Shull most recently worked at The Dallas Symphony Association for six years, from 2010-2016. Prior to and following that position, he'd been a longtime arts writer for a variety of publications including The Dallas Morning News, Fort Worth Star-Telegram, and The Wichita Eagle in Wichita, Kansas.
He was also a founding member of The Met, an alternative weekly that published in Dallas from 1994-1997, where he served as arts editor and classical music critic.
He was born in Kansas City, Kansas, on March 30, 1962, and was a 1985 graduate of Baldwin Wallace University in Berea, Ohio, where he majored in music.
Friends described him as a colorful, larger-than-life personality with a robust love for life.
"He was a one-of-a-kind, crazy, cat-loving, joke-cracking guy who wore his sunglasses at night and during the day and at all times, and a guy who everyone loved, especially his amazing wife, Charla," says Denise Neil, with whom he worked at The Wichita Eagle, in a Facebook post. "He was a musician and a lover of the arts and an incredible writer."
He was known for his booming voice and ribald interviewing style, said Kim Harwell Jones, who worked with Shull at The Met.
"He sat in the desk across from mine and he was really loud," she said. "One of my first days there, he was on the phone, and every other word was 'motherfucker' this and that, and then at the end of the call, he said, 'I love you mom.' That was his mother."
Jones said he embodied "the most amazing yin and yang."
"He loved the Indie 500 and he loved opera," she said. "He loved classical music and partying. And he had a profound passion for classical music that was so infectious, it would win you over.
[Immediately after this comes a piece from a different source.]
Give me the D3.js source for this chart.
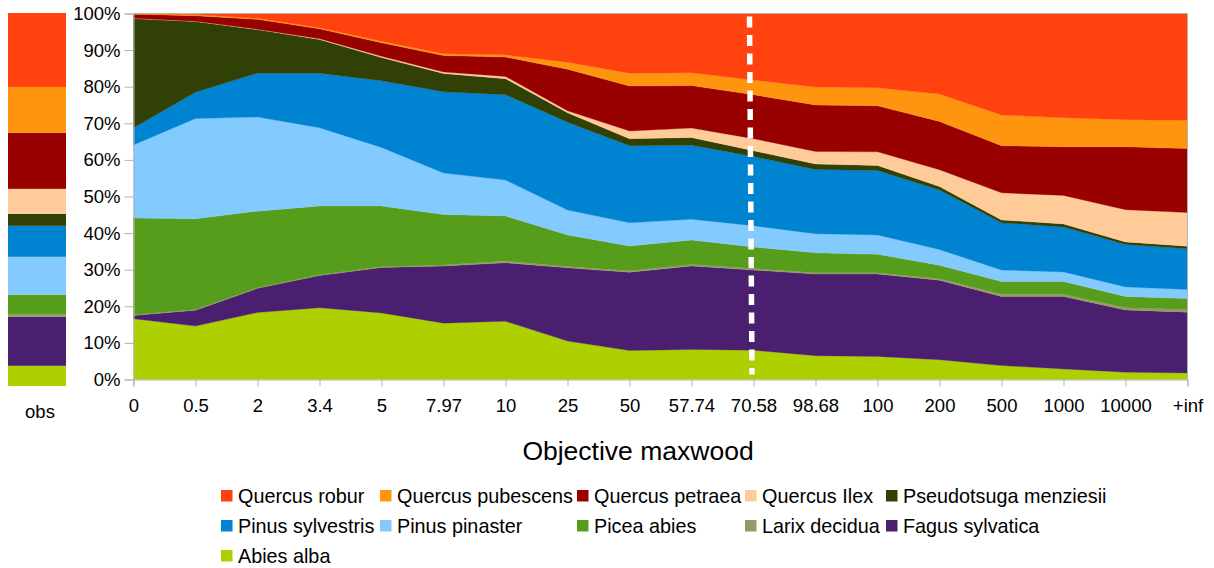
<!DOCTYPE html>
<html>
<head>
<meta charset="utf-8">
<script src="https://cdn.jsdelivr.net/npm/d3@7"></script>
<style>
  html, body { margin: 0; padding: 0; background: #fff; }
  svg { display: block; font-family: "Liberation Sans", Arial, sans-serif; }
</style>
</head>
<body>
<svg id="chart" width="1214" height="568"></svg>
<script>
// Objective values along the x axis
const categories = ["0", "0.5", "2", "3.4", "5", "7.97", "10", "25", "50", "57.74",
  "70.58", "98.68", "100", "200", "500", "1000", "10000", "+inf"];

// Share of each species (%) for every objective value, bottom layer first
const abiesAlba      = [16.6, 14.6, 18.3, 19.6, 18.2, 15.4, 15.9, 10.5, 7.9, 8.2, 8.0, 6.5, 6.3, 5.4, 3.8, 2.9, 2.0, 1.8];
const fagusSylvatica = [0.9, 4.3, 6.6, 8.8, 12.4, 15.6, 16.0, 20.0, 21.4, 22.8, 21.9, 22.3, 22.5, 21.7, 18.9, 19.8, 17.0, 16.6];
const larixDecidua   = [0.2, 0.2, 0.2, 0.2, 0.2, 0.3, 0.5, 0.4, 0.4, 0.4, 0.4, 0.4, 0.4, 0.4, 0.6, 0.6, 0.6, 0.7];
const piceaAbies     = [26.4, 24.8, 20.9, 18.8, 16.6, 13.8, 12.3, 8.6, 6.8, 6.7, 5.9, 5.4, 5.0, 3.7, 3.5, 3.5, 3.1, 3.0];
const pinusPinaster  = [20.0, 27.4, 25.7, 21.4, 16.0, 11.3, 9.8, 6.8, 6.3, 5.7, 5.8, 5.2, 5.3, 4.3, 3.1, 2.6, 2.6, 2.5];
const pinusSylvestris= [4.7, 7.2, 12.0, 14.9, 18.2, 22.2, 23.3, 24.0, 21.1, 20.2, 18.9, 17.6, 17.6, 16.3, 12.9, 12.3, 11.6, 11.1];
const pseudotsuga    = [29.8, 19.3, 11.9, 9.2, 6.4, 5.0, 4.4, 2.6, 1.9, 2.1, 1.6, 1.5, 1.4, 0.9, 0.8, 0.8, 0.7, 0.7];
const quercusIlex    = [0.1, 0.1, 0.1, 0.2, 0.3, 0.4, 0.6, 0.5, 2.1, 2.6, 3.3, 3.4, 3.7, 4.6, 7.4, 7.8, 8.8, 9.2];
const quercusPetraea = [1.1, 1.5, 2.7, 2.7, 3.7, 4.5, 5.3, 11.4, 12.3, 11.6, 12.0, 12.7, 12.6, 13.2, 12.9, 13.3, 17.2, 17.5];
const quercusPubescens=[0.1, 0.3, 0.3, 0.3, 0.4, 0.5, 0.6, 1.9, 3.5, 3.5, 4.0, 4.9, 4.9, 7.5, 8.4, 7.9, 7.4, 7.7];
const quercusRobur   = [0.1, 0.3, 1.3, 3.9, 7.6, 11.0, 11.3, 13.3, 16.3, 16.2, 18.2, 20.1, 20.3, 22.0, 27.7, 28.5, 29.0, 29.2];

// Observed composition (%), same species order
const observed = [5.4, 13.2, 0.5, 5.4, 10.1, 8.3, 3.2, 6.7, 15.0, 12.3, 19.8];

const speciesNames = ["Abies alba", "Fagus sylvatica", "Larix decidua", "Picea abies", "Pinus pinaster",
  "Pinus sylvestris", "Pseudotsuga menziesii", "Quercus Ilex", "Quercus petraea", "Quercus pubescens", "Quercus robur"];
const speciesColors = ["#aecf00", "#4b1f6f", "#999966", "#579d1c", "#83caff",
  "#0084d1", "#314004", "#ffcc99", "#990000", "#ff950e", "#ff420e"];

const yTicks = [0, 10, 20, 30, 40, 50, 60, 70, 80, 90, 100];
const markedCategory = "70.58";

const seriesValues = [abiesAlba, fagusSylvatica, larixDecidua, piceaAbies, pinusPinaster,
  pinusSylvestris, pseudotsuga, quercusIlex, quercusPetraea, quercusPubescens, quercusRobur];

// Build row table for d3.stack
const rows = categories.map((c, i) => {
  const r = { cat: c };
  speciesNames.forEach((s, k) => { r[s] = seriesValues[k][i]; });
  return r;
});

const svg = d3.select("#chart");
const plot = { left: 133.5, right: 1187.5, top: 13.5, bottom: 379.5 };
const axisColor = "#b3b3b3";

const x = d3.scalePoint().domain(categories).range([plot.left, plot.right]);
const y = d3.scaleLinear().domain([0, 1]).range([plot.bottom, plot.top]);

const stack = d3.stack().keys(speciesNames).offset(d3.stackOffsetExpand);
const layers = stack(rows);
const color = d3.scaleOrdinal().domain(speciesNames).range(speciesColors);

const area = d3.area()
  .x(d => x(d.data.cat))
  .y0(d => y(d[0]))
  .y1(d => y(d[1]));

svg.append("g").selectAll("path")
  .data(layers)
  .join("path")
  .attr("d", area)
  .attr("fill", d => color(d.key))
  .attr("stroke", d => color(d.key))
  .attr("stroke-width", 0.3);

// Plot frame (top and right edges)
svg.append("path")
  .attr("d", `M${plot.left},${plot.top}H${plot.right}V${plot.bottom}`)
  .attr("fill", "none").attr("stroke", axisColor).attr("stroke-width", 1);

// Y axis
const yAxis = d3.axisLeft(d3.scaleLinear().domain([0, 100]).range([plot.bottom, plot.top]))
  .tickValues(yTicks).tickFormat(d => d + "%").tickSize(9).tickPadding(4);
const gy = svg.append("g").attr("transform", `translate(${plot.left},0)`).call(yAxis);
gy.select(".domain").attr("stroke", axisColor);
gy.selectAll(".tick line").attr("stroke", axisColor);
gy.selectAll(".tick text").attr("font-size", "18.5px").attr("fill", "#000")
  .attr("font-family", "Liberation Sans, Arial, sans-serif");

// X axis
const xAxis = d3.axisBottom(x).tickSize(7).tickPadding(12);
const gx = svg.append("g").attr("transform", `translate(0,${plot.bottom})`).call(xAxis);
gx.select(".domain").attr("stroke", axisColor);
gx.selectAll(".tick line").attr("stroke", axisColor);
gx.selectAll(".tick text").attr("font-size", "18.5px").attr("fill", "#000")
  .attr("font-family", "Liberation Sans, Arial, sans-serif");

// Dashed marker on the selected objective
const mx = x(markedCategory);
svg.append("line")
  .attr("x1", mx - 4).attr("x2", mx - 1.5)
  .attr("y1", plot.top + 3).attr("y2", plot.bottom - 5)
  .attr("stroke", "#fff").attr("stroke-width", 5.5)
  .attr("stroke-dasharray", "11 7.5");

// Axis title
svg.append("text")
  .attr("x", 638).attr("y", 460)
  .attr("text-anchor", "middle")
  .attr("font-size", "26.5px")
  .text("Objective maxwood");

// Observed composition bar
const obsBox = { left: 8, right: 66, top: 13, bottom: 386 };
const obsTotal = d3.sum(observed);
const yObs = d3.scaleLinear().domain([0, obsTotal]).range([obsBox.bottom, obsBox.top]);
let acc = 0;
const obsSegs = observed.map((v, k) => { const s = { key: speciesNames[k], y0: acc, y1: acc + v }; acc += v; return s; });
svg.append("g").selectAll("rect")
  .data(obsSegs)
  .join("rect")
  .attr("x", obsBox.left)
  .attr("width", obsBox.right - obsBox.left)
  .attr("y", d => yObs(d.y1))
  .attr("height", d => yObs(d.y0) - yObs(d.y1))
  .attr("fill", d => color(d.key));
svg.append("text")
  .attr("x", (obsBox.left + obsBox.right) / 2 + 3).attr("y", 418)
  .attr("text-anchor", "middle").attr("font-size", "18.5px")
  .text("obs");

// Legend: top layer first, five columns
const legendOrder = speciesNames.slice().reverse();
const colX = [221, 380, 577, 745, 886];
const rowY = [496, 526, 556];
const legend = svg.append("g").attr("font-size", "19.8px");
legendOrder.forEach((name, i) => {
  const cx = colX[i % 5], cy = rowY[Math.floor(i / 5)];
  legend.append("rect")
    .attr("x", cx).attr("y", cy - 6)
    .attr("width", 11.5).attr("height", 11.5)
    .attr("fill", color(name));
  legend.append("text")
    .attr("x", cx + 17).attr("y", cy + 7)
    .text(name);
});
</script>
</body>
</html>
I was never a classical music fan, but I could listen to him talk about it for hours. He would make you interested. 'If this dude is so into it, I’ve got to be missing something.' He was amazing like that."
He also loved the ladies, Jones says. "That was such a cool thing — to him, every woman on the planet was a 'fabulous babe,'" she says.
Shull was married for 17 years to Charla Sanderson, whom he met in Kansas, where she worked in the city's Arts Department.
"He had moved back there and was the hot new critic in town, and I thought he was incredibly cute," she says.
According to Sanderson, he'd been in the hospital for a while when his condition took a turn for the worse. "I got a call from the hospital and they said you need to get in here now, so I was able to be there when he left," she says.
Shull's other survivors include a sister, Angela Jones.
Sanderson says there will be no official memorial. "We're unconventional that way, but I hope that everybody will celebrate Chris in the way he loved to live and laugh," she says. "I hope friends get together and celebrate Chris with a drink."